**** Records shown ****
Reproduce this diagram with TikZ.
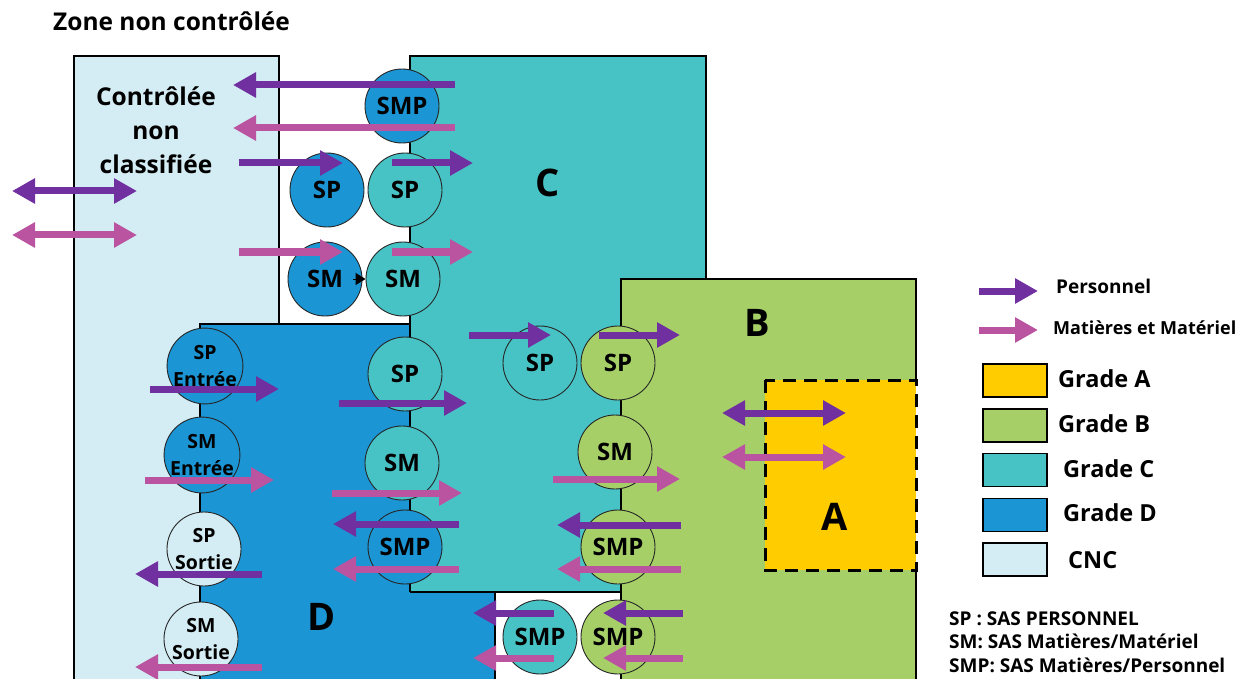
\documentclass[tikz,border=0pt]{standalone}
\usepackage{fontspec}
\setmainfont{Open Sans}
\usetikzlibrary{arrows.meta}
\definecolor{cncC}{HTML}{D4ECF3}
\definecolor{gradeC}{HTML}{48C3C5}
\definecolor{gradeD}{HTML}{1B95D3}
\definecolor{gradeB}{HTML}{A6D067}
\definecolor{gradeA}{HTML}{FFCC00}
\definecolor{purp}{HTML}{7030A0}
\definecolor{pinkk}{HTML}{BA54A0}
\tikzset{
  zone/.style={line width=2.5pt, draw=black},
  sas/.style={circle, draw=black!85, line width=0.9pt, minimum size=74pt, inner sep=0pt,
    font=\bfseries\fontsize{24}{26}\selectfont},
  sastwo/.style={sas, align=center, font=\bfseries\fontsize{19.5}{27}\selectfont},
  pflow/.style={draw=purp, line width=7pt, -{Triangle[length=23pt,width=24pt]}},
  kflow/.style={draw=pinkk, line width=7pt, -{Triangle[length=23pt,width=24pt]}},
  pboth/.style={draw=purp, line width=7pt, {Triangle[length=23pt,width=24pt]}-{Triangle[length=23pt,width=24pt]}},
  kboth/.style={draw=pinkk, line width=7pt, {Triangle[length=23pt,width=24pt]}-{Triangle[length=23pt,width=24pt]}},
  bigletter/.style={font=\bfseries\fontsize{38}{40}\selectfont, inner sep=0pt},
  legbox/.style={draw=black, line width=1.8pt, minimum width=64pt, minimum height=33pt, inner sep=0pt},
  legtxt/.style={anchor=base west, inner sep=0pt, font=\bfseries\fontsize{23.5}{25}\selectfont},
  smalltxt/.style={anchor=base west, inner sep=0pt, font=\bfseries\fontsize{18}{20}\selectfont},
  foottxt/.style={anchor=base west, inner sep=0pt, font=\bfseries\fontsize{19}{20}\selectfont},
}
\newcommand\mkflow[5]{\coordinate (#2-s) at (#3,#5); \coordinate (#2-e) at (#4,#5); \draw[#1] (#2-s) -- (#2-e);}
\begin{document}
\begin{tikzpicture}[x=1pt,y=-1pt]
\useasboundingbox (0,0) rectangle (1245,679);
% zones
\fill[cncC] (74,56) rectangle (279,690);
\draw[zone] (74,690) -- (74,56) -- (279,56) -- (279,324);
\fill[gradeD] (200,324) rectangle (495,690);
\draw[zone] (200,690) -- (200,324) -- (410,324);
\draw[zone] (495,592) -- (495,690);
\fill[gradeC] (410,56) rectangle (706,592);
\draw[zone] (410,592) -- (410,56) -- (706,56) -- (706,279);
\draw[zone] (410,592) -- (621,592);
\fill[gradeB] (621,279) rectangle (916,690);
\draw[zone] (621,690) -- (621,279) -- (916,279) -- (916,380);
\draw[zone] (916,570) -- (916,690);
\fill[gradeA] (765,380) rectangle (916,570);
\draw[zone, line width=3pt, dash pattern=on 13pt off 8pt] (765,380) rectangle (916,570);

% title and zone labels
\node[anchor=base west, inner sep=0pt, font=\bfseries\fontsize{24.5}{26}\selectfont] (title) at (53,31) {Zone non contrôlée};
\node[align=center, inner sep=0pt, font=\bfseries\fontsize{24.5}{34}\selectfont] (cnclbl) at (156,130) {Contrôlée\\non\\classifiée};
\node[bigletter] (lblC) at (548,183) {C};
\node[bigletter] (lblB) at (757,323) {B};
\node[bigletter] (lblA) at (835,517) {A};
\node[bigletter] (lblD) at (322,617) {D};

% airlocks
\node[sas, fill=gradeD] (smpTop) at (402,106) {SMP};
\node[sas, fill=gradeD] (spW) at (327,190) {SP};
\node[sas, fill=gradeC] (spC1) at (405,190) {SP};
\node[sas, fill=gradeD] (smW) at (325,279) {SM};
\node[sas, fill=gradeC] (smC1) at (403,279) {SM};
\node[sastwo, fill=gradeD] (spIn) at (205,366) {SP\\Entrée};
\node[sastwo, fill=gradeD] (smIn) at (202,455) {SM\\Entrée};
\node[sastwo, fill=cncC] (spOut) at (204,549) {SP\\Sortie};
\node[sastwo, fill=cncC] (smOut) at (201,639) {SM\\Sortie};
\node[sas, fill=gradeC] (spC2) at (405,374) {SP};
\node[sas, fill=gradeC] (smC2) at (402,463) {SM};
\node[sas, fill=gradeD] (smpD) at (405,547) {SMP};
\node[sas, fill=gradeC] (spC3) at (540,363) {SP};
\node[sas, fill=gradeB] (spB) at (618,363) {SP};
\node[sas, fill=gradeB] (smB) at (615,452) {SM};
\node[sas, fill=gradeB] (smpB) at (618,547) {SMP};
\node[sas, fill=gradeC] (smpC) at (540,637) {SMP};
\node[sas, fill=gradeB] (smpB2) at (618,637) {SMP};
\draw[line width=1pt, -{Triangle[length=10pt,width=12pt]}] ([xshift=-9pt]smW.east) -- (smC1.west);

% flows
\mkflow{pflow}{f1}{455}{233}{85}
\mkflow{kflow}{f2}{455}{233}{128}
\mkflow{pflow}{f3}{239}{343}{163}
\mkflow{pflow}{f4}{392}{473}{163}
\mkflow{pboth}{f5}{12}{137}{191}
\mkflow{kboth}{f6}{12}{137}{235}
\mkflow{kflow}{f7}{239}{343}{252}
\mkflow{kflow}{f8}{392}{473}{252}
\mkflow{pflow}{f9}{150}{279}{389}
\mkflow{kflow}{f10}{145}{274}{480}
\mkflow{pflow}{f11}{262}{135}{574}
\mkflow{kflow}{f12}{262}{135}{667}
\mkflow{pflow}{f13}{339}{467}{403}
\mkflow{kflow}{f14}{332}{462}{493}
\mkflow{pflow}{f15}{459}{333}{524}
\mkflow{kflow}{f16}{459}{333}{569}
\mkflow{pflow}{f17}{469}{551}{335}
\mkflow{pflow}{f18}{599}{680}{335}
\mkflow{kflow}{f19}{553}{680}{479}
\mkflow{pflow}{f20}{681}{557}{525}
\mkflow{kflow}{f21}{681}{557}{569}
\mkflow{pflow}{f22}{554}{473}{613}
\mkflow{kflow}{f23}{554}{473}{658}
\mkflow{pflow}{f24}{683}{603}{613}
\mkflow{kflow}{f25}{683}{603}{658}
\mkflow{pboth}{f26}{722}{846}{413}
\mkflow{kboth}{f27}{722}{846}{457}

% legend
\mkflow{pflow}{lp}{979}{1038}{291}
\mkflow{kflow}{lk}{979}{1038}{330}
\node[smalltxt, font=\bfseries\fontsize{19}{20}\selectfont] (ltP) at (1056,293) {Personnel};
\node[smalltxt] (ltK) at (1053,334) {Matières et Matériel};
\node[legbox, fill=gradeA] (lgA) at (1015,380.5) {};
\node[legbox, fill=gradeB] (lgB) at (1015,425.5) {};
\node[legbox, fill=gradeC] (lgC) at (1015,470) {};
\node[legbox, fill=gradeD] (lgD) at (1015,515) {};
\node[legbox, fill=cncC] (lgE) at (1015,559.5) {};
\node[legtxt] (ltA) at (1058,387) {Grade A};
\node[legtxt] (ltB) at (1058,432) {Grade B};
\node[legtxt] (ltC) at (1063,477) {Grade C};
\node[legtxt] (ltD) at (1063,521) {Grade D};
\node[legtxt] (ltE) at (1068,568) {CNC};
\node[foottxt] (ft1) at (949,625) {SP : SAS PERSONNEL};
\node[foottxt] (ft2) at (949,648) {SM: SAS Matières/Matériel};
\node[foottxt] (ft3) at (949,672) {SMP: SAS Matières/Personnel};
\end{tikzpicture}
\end{document}
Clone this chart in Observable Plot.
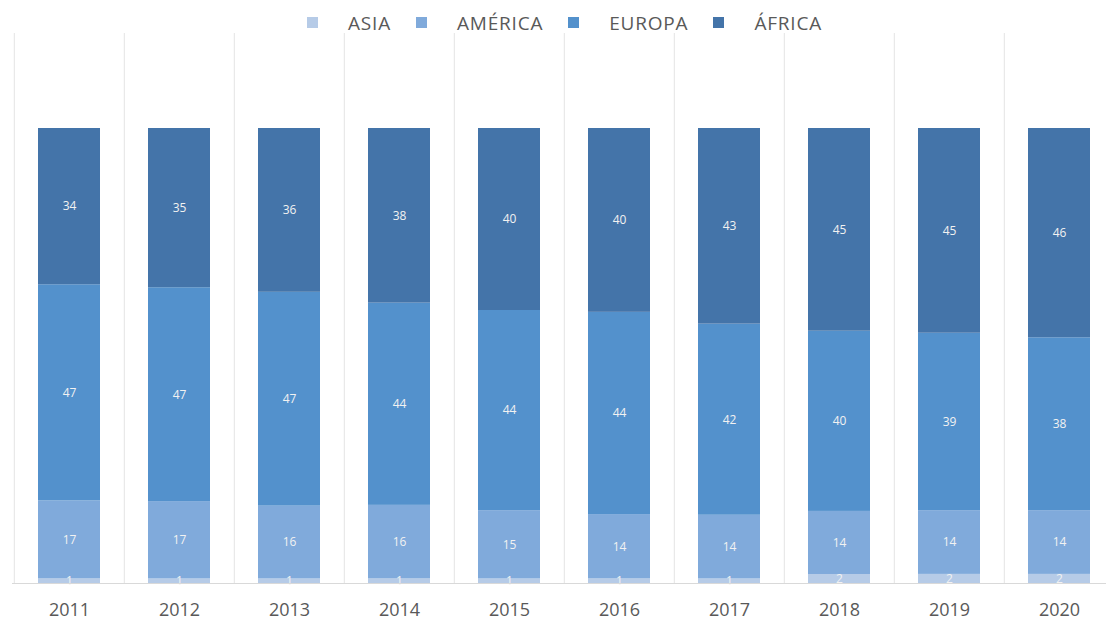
<!DOCTYPE html>
<html><head><meta charset="utf-8">
<script src="https://cdn.jsdelivr.net/npm/d3@7"></script>
<script src="https://cdn.jsdelivr.net/npm/@observablehq/plot@0.6"></script>
<style>
html,body{margin:0;padding:0;background:#fff;}
body{width:1106px;height:621px;overflow:hidden;font-family:"Open Sans",sans-serif;}
#legend{height:33px;display:flex;justify-content:flex-start;align-items:center;padding-left:307px;padding-top:12px;box-sizing:border-box;color:#595959;font-size:19px;letter-spacing:0.8px;}
#legend .item{display:flex;align-items:center;margin-right:25px;}
#legend .sw{width:11px;height:11px;margin-right:30px;}
#chart svg{display:block;max-width:none !important;height:588px !important;}
</style></head><body>
<div id="legend"></div>
<div id="chart"></div>
<script>
const years = ["2011","2012","2013","2014","2015","2016","2017","2018","2019","2020"];
const regions = ["ASIA","AMÉRICA","EUROPA","ÁFRICA"];
const asia    = [1,1,1,1,1,1,1,2,2,2];
const america = [17,17,16,16,15,14,14,14,14,14];
const europa  = [47,47,47,44,44,44,42,40,39,38];
const africa  = [34,35,36,38,40,40,43,45,45,46];
const colors  = ["#b6cbe7","#80aadb","#5391cc","#4474a9"];

const series = [asia, america, europa, africa];
const data = [];
years.forEach((y, i) => regions.forEach((r, j) => data.push({year: y, region: r, value: series[j][i]})));

// legend
const legend = document.getElementById("legend");
regions.forEach((r, j) => {
  const it = document.createElement("div"); it.className = "item";
  const sw = document.createElement("span"); sw.className = "sw"; sw.style.background = colors[j];
  const tx = document.createElement("span"); tx.textContent = r;
  it.append(sw, tx); legend.append(it);
});

const plot = Plot.plot({
  width: 1116, height: 588,
  marginLeft: 12, marginRight: 0, marginTop: 0, marginBottom: 38,
  style: {fontFamily: "'Open Sans', sans-serif", background: "#fff", maxWidth: "none"},
  x: {domain: years, paddingInner: 0.44, paddingOuter: 0.22, axis: null},
  y: {domain: [0, 1], range: [550, 95], axis: null},
  color: {domain: regions, range: colors},
  marks: [
    Plot.ruleX(years, {x: d => d, dx: -55.2, stroke: "#e4e4e4", strokeWidth: 1}),
    Plot.barY(data, {x: "year", y: "value", fill: "region", offset: "normalize"}),
    Plot.text(data, Plot.stackY({x: "year", y: "value", z: "region", offset: "normalize",
      text: d => String(d.value), fill: "#f2f2f2", fontSize: 12})),
    Plot.ruleY([0], {stroke: "#d9d9d9"}),
    Plot.axisX({tickSize: 0, tickPadding: 20, fontSize: 18, fill: "#595959", letterSpacing: 1.5, label: null})
  ]
});
document.getElementById("chart").append(plot);
</script>
</body></html>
****
Look above for the line containing "Clone this chart in Observable Plot.", then write out every line from there down to the line containing "years.forEach((y, i) =>", that line included, with no pictures.

Clone this chart in Observable Plot.
<!DOCTYPE html>
<html><head><meta charset="utf-8">
<script src="https://cdn.jsdelivr.net/npm/d3@7"></script>
<script src="https://cdn.jsdelivr.net/npm/@observablehq/plot@0.6"></script>
<style>
html,body{margin:0;padding:0;background:#fff;}
body{width:1106px;height:621px;overflow:hidden;font-family:"Open Sans",sans-serif;}
#legend{height:33px;display:flex;justify-content:flex-start;align-items:center;padding-left:307px;padding-top:12px;box-sizing:border-box;color:#595959;font-size:19px;letter-spacing:0.8px;}
#legend .item{display:flex;align-items:center;margin-right:25px;}
#legend .sw{width:11px;height:11px;margin-right:30px;}
#chart svg{display:block;max-width:none !important;height:588px !important;}
</style></head><body>
<div id="legend"></div>
<div id="chart"></div>
<script>
const years = ["2011","2012","2013","2014","2015","2016","2017","2018","2019","2020"];
const regions = ["ASIA","AMÉRICA","EUROPA","ÁFRICA"];
const asia    = [1,1,1,1,1,1,1,2,2,2];
const america = [17,17,16,16,15,14,14,14,14,14];
const europa  = [47,47,47,44,44,44,42,40,39,38];
const africa  = [34,35,36,38,40,40,43,45,45,46];
const colors  = ["#b6cbe7","#80aadb","#5391cc","#4474a9"];

const series = [asia, america, europa, africa];
const data = [];
years.forEach((y, i) => regions.forEach((r, j) => data.push({year: y, region: r, value: series[j][i]})));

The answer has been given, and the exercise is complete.